Go through the data and copy every line exactly, but not the images.

##### Data

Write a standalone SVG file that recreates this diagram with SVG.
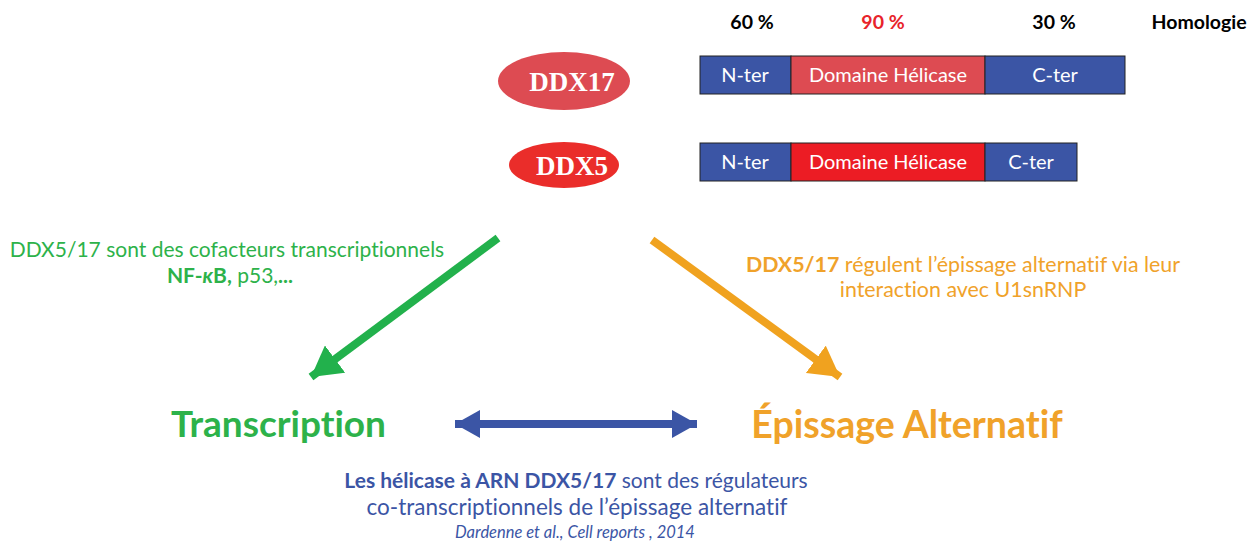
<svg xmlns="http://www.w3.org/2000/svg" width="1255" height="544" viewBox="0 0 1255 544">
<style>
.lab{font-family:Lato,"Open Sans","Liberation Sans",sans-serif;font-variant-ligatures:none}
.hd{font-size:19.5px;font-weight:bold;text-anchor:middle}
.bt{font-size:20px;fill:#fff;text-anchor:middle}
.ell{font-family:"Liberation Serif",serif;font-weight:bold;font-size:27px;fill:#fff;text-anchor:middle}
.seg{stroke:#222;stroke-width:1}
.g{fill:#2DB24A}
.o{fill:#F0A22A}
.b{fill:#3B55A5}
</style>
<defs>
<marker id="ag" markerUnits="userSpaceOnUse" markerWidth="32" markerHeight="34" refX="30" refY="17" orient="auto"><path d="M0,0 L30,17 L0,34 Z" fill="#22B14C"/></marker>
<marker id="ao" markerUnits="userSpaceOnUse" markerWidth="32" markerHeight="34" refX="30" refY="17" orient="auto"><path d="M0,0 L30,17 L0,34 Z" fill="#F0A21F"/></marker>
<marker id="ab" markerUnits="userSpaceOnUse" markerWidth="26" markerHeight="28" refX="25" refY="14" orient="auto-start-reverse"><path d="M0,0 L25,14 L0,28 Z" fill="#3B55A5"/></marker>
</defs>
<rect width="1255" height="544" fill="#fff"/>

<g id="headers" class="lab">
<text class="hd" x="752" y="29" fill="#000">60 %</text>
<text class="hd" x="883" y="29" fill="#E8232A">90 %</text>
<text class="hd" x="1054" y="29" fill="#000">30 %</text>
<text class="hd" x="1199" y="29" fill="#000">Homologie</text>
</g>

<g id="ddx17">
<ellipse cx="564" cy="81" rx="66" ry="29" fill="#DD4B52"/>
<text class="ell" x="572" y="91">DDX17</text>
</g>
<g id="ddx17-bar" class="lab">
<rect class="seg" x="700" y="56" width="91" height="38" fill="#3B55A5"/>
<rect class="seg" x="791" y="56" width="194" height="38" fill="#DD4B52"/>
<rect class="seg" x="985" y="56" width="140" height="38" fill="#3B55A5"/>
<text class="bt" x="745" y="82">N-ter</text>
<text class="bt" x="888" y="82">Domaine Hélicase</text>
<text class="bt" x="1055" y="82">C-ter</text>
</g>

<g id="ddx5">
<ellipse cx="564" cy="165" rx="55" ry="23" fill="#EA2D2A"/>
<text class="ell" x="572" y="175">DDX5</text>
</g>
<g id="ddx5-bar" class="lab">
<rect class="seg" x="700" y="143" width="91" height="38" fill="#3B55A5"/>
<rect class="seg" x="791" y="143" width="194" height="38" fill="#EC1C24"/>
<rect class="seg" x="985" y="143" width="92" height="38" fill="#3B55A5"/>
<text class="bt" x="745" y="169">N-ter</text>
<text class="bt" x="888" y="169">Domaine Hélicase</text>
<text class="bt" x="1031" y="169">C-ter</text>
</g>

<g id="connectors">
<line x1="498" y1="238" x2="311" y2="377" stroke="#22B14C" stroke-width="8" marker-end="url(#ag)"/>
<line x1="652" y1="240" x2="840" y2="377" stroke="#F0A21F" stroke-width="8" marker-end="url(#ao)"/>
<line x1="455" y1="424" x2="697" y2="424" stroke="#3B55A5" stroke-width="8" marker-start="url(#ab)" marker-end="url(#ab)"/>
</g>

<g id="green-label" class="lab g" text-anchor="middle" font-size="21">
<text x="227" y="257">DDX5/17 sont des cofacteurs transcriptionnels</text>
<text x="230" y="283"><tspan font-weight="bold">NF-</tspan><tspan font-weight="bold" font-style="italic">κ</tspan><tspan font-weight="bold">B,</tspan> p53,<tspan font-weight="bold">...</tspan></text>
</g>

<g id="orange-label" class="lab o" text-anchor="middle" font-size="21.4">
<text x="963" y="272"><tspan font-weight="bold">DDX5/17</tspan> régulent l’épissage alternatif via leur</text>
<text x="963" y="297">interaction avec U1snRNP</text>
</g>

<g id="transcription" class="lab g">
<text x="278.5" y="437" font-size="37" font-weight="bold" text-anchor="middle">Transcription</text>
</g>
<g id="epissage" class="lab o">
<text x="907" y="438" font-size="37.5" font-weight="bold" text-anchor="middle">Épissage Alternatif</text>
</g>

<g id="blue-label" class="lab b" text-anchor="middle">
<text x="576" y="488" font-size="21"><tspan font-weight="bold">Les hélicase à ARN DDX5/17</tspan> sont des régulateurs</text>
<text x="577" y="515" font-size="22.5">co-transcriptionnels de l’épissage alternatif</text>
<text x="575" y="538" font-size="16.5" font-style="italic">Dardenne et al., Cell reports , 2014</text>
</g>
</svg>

##########

Answer for the task:
Write a standalone SVG file that recreates this diagram with SVG.
<svg xmlns="http://www.w3.org/2000/svg" width="1255" height="544" viewBox="0 0 1255 544">
<style>
.lab{font-family:Lato,"Open Sans","Liberation Sans",sans-serif;font-variant-ligatures:none}
.hd{font-size:19.5px;font-weight:bold;text-anchor:middle}
.bt{font-size:20px;fill:#fff;text-anchor:middle}
.ell{font-family:"Liberation Serif",serif;font-weight:bold;font-size:27px;fill:#fff;text-anchor:middle}
.seg{stroke:#222;stroke-width:1}
.g{fill:#2DB24A}
.o{fill:#F0A22A}
.b{fill:#3B55A5}
</style>
<defs>
<marker id="ag" markerUnits="userSpaceOnUse" markerWidth="32" markerHeight="34" refX="30" refY="17" orient="auto"><path d="M0,0 L30,17 L0,34 Z" fill="#22B14C"/></marker>
<marker id="ao" markerUnits="userSpaceOnUse" markerWidth="32" markerHeight="34" refX="30" refY="17" orient="auto"><path d="M0,0 L30,17 L0,34 Z" fill="#F0A21F"/></marker>
<marker id="ab" markerUnits="userSpaceOnUse" markerWidth="26" markerHeight="28" refX="25" refY="14" orient="auto-start-reverse"><path d="M0,0 L25,14 L0,28 Z" fill="#3B55A5"/></marker>
</defs>
<rect width="1255" height="544" fill="#fff"/>

<g id="headers" class="lab">
<text class="hd" x="752" y="29" fill="#000">60 %</text>
<text class="hd" x="883" y="29" fill="#E8232A">90 %</text>
<text class="hd" x="1054" y="29" fill="#000">30 %</text>
<text class="hd" x="1199" y="29" fill="#000">Homologie</text>
</g>

<g id="ddx17">
<ellipse cx="564" cy="81" rx="66" ry="29" fill="#DD4B52"/>
<text class="ell" x="572" y="91">DDX17</text>
</g>
<g id="ddx17-bar" class="lab">
<rect class="seg" x="700" y="56" width="91" height="38" fill="#3B55A5"/>
<rect class="seg" x="791" y="56" width="194" height="38" fill="#DD4B52"/>
<rect class="seg" x="985" y="56" width="140" height="38" fill="#3B55A5"/>
<text class="bt" x="745" y="82">N-ter</text>
<text class="bt" x="888" y="82">Domaine Hélicase</text>
<text class="bt" x="1055" y="82">C-ter</text>
</g>

<g id="ddx5">
<ellipse cx="564" cy="165" rx="55" ry="23" fill="#EA2D2A"/>
<text class="ell" x="572" y="175">DDX5</text>
</g>
<g id="ddx5-bar" class="lab">
<rect class="seg" x="700" y="143" width="91" height="38" fill="#3B55A5"/>
<rect class="seg" x="791" y="143" width="194" height="38" fill="#EC1C24"/>
<rect class="seg" x="985" y="143" width="92" height="38" fill="#3B55A5"/>
<text class="bt" x="745" y="169">N-ter</text>
<text class="bt" x="888" y="169">Domaine Hélicase</text>
<text class="bt" x="1031" y="169">C-ter</text>
</g>

<g id="connectors">
<line x1="498" y1="238" x2="311" y2="377" stroke="#22B14C" stroke-width="8" marker-end="url(#ag)"/>
<line x1="652" y1="240" x2="840" y2="377" stroke="#F0A21F" stroke-width="8" marker-end="url(#ao)"/>
<line x1="455" y1="424" x2="697" y2="424" stroke="#3B55A5" stroke-width="8" marker-start="url(#ab)" marker-end="url(#ab)"/>
</g>

<g id="green-label" class="lab g" text-anchor="middle" font-size="21">
<text x="227" y="257">DDX5/17 sont des cofacteurs transcriptionnels</text>
<text x="230" y="283"><tspan font-weight="bold">NF-</tspan><tspan font-weight="bold" font-style="italic">κ</tspan><tspan font-weight="bold">B,</tspan> p53,<tspan font-weight="bold">...</tspan></text>
</g>

<g id="orange-label" class="lab o" text-anchor="middle" font-size="21.4">
<text x="963" y="272"><tspan font-weight="bold">DDX5/17</tspan> régulent l’épissage alternatif via leur</text>
<text x="963" y="297">interaction avec U1snRNP</text>
</g>

<g id="transcription" class="lab g">
<text x="278.5" y="437" font-size="37" font-weight="bold" text-anchor="middle">Transcription</text>
</g>
<g id="epissage" class="lab o">
<text x="907" y="438" font-size="37.5" font-weight="bold" text-anchor="middle">Épissage Alternatif</text>
</g>

<g id="blue-label" class="lab b" text-anchor="middle">
<text x="576" y="488" font-size="21"><tspan font-weight="bold">Les hélicase à ARN DDX5/17</tspan> sont des régulateurs</text>
<text x="577" y="515" font-size="22.5">co-transcriptionnels de l’épissage alternatif</text>
<text x="575" y="538" font-size="16.5" font-style="italic">Dardenne et al., Cell reports , 2014</text>
</g>
</svg>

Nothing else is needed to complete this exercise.